4)   Seek the spirit of humility: “Let your gentleness be evident in all (that you do).” (4:5) The Greek word translated “gentleness” here is the same word as “humble in heart” in Matthew 11:29. Most, if not all, conflicts started and continue to fight because of pride in human hearts: I am right, you are wrong and I must win. The Bible has so much to condemn pride and its evil effects in Christian life and God’s churches. In dealing with conflicts in the Corinthian Church, Paul asked “why not rather be wronged, why not rather be cheated.” (1 Corinthians 6:6) Even if you think you are right, why continue to fight until the church is divided and destroyed? Let God handles the problem. He can do much better than you can to solve the conflict. God will always make the wrong right.

 

CONCLUSION:

1)   Nail the fresh to the cross: In Romans 6, Paul urged Christians to crucify the fresh with Christ. On this, let us nail the lower fighting nature with Christ. Be it at home, at work or in church, we are God’s children. We need to live a new way of life in harmony to glorify God and protect His name and His church.

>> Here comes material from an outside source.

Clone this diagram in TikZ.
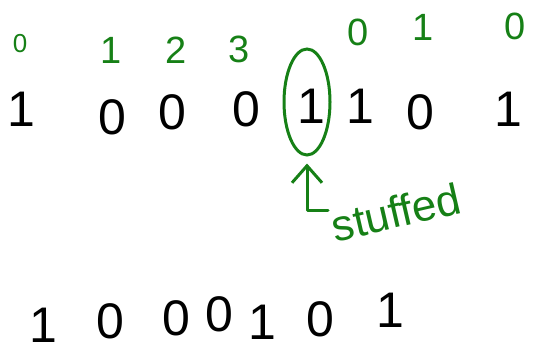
\documentclass[tikz,border=0pt]{standalone}
\usepackage{fontspec}
\setmainfont{Liberation Sans}
\usetikzlibrary{shapes.geometric,arrows.meta}
\definecolor{inkgreen}{RGB}{22,128,22}
\definecolor{inkblack}{RGB}{0,0,0}
\tikzset{
  bit/.style={inner sep=0pt, text=inkblack, font=\fontsize{50}{50}\selectfont},
  idx/.style={inner sep=0pt, text=inkgreen, font=\fontsize{38}{38}\selectfont},
  idxsmall/.style={inner sep=0pt, text=inkgreen, font=\fontsize{26}{26}\selectfont},
  ring/.style={draw=inkgreen, line width=3pt, ellipse, inner sep=0pt},
  pointer/.style={draw=inkgreen, line width=3pt, line cap=round, line join=round,
    -{Straight Barb[length=17pt,width=30pt,line width=3pt]}},
  note/.style={inner sep=0pt, text=inkgreen, font=\fontsize{44}{44}\selectfont, rotate=13}
}
\begin{document}
\begin{tikzpicture}[x=1pt,y=-1pt]
\useasboundingbox (0,0) rectangle (540,356);
% green index labels
\node[idxsmall] (i0) at (20,44) {0};
\node[idx] (i1) at (111,50) {1};
\node[idx] (i2) at (176,50) {2};
\node[idx] (i3) at (239,49) {3};
\node[idx] (j0) at (358,32) {0};
\node[idx] (j1) at (423,27) {1};
\node[idx] (j2) at (515,26) {0};
% top row bits
\node[bit] (t1) at (21,109) {1};
\node[bit] (t2) at (112,117) {0};
\node[bit] (t3) at (172,112) {0};
\node[bit] (t4) at (246,109) {0};
\node[bit] (t5) at (311,106) {1};
\node[bit] (t6) at (360,106) {1};
\node[bit] (t7) at (420,112) {0};
\node[bit] (t8) at (508,109) {1};
% stuffed bit ring
\node[ring, minimum width=46pt, minimum height=106pt] (ell) at (307,102) {};
% label and pointer
\node[note] (lbl) at (396,212) {stuffed};
\coordinate (tail) at (328,210);
\draw[pointer] (tail) -| ([yshift=-7pt]ell.south);
% bottom row bits
\node[bit] (b1) at (43,325) {1};
\node[bit] (b2) at (110,321) {0};
\node[bit] (b3) at (176,318) {0};
\node[bit] (b4) at (219,314) {0};
\node[bit] (b5) at (262,322) {1};
\node[bit] (b6) at (320,319) {0};
\node[bit] (b7) at (390,310) {1};
\end{tikzpicture}
\end{document}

2)   Submit to one another: “Young men, be submissive to those who are older. All of you, clothe yourselves with humility toward one another, because God oppose the proud but gives grace to the humble.” Try to lower our pride and respect others who may be different from you. We are all in God’s family. Be humble and receive grace from the Lord.

3)   Submit to the Lord: The most important humility is toward God. We all need His grace and mercy to forgive our sins, to lead our life and to grant us eternal life after we finish our journey on earth. Ask Jesus to be your Lord and Savior and receive from Him the blessings of salvation and meaning of life.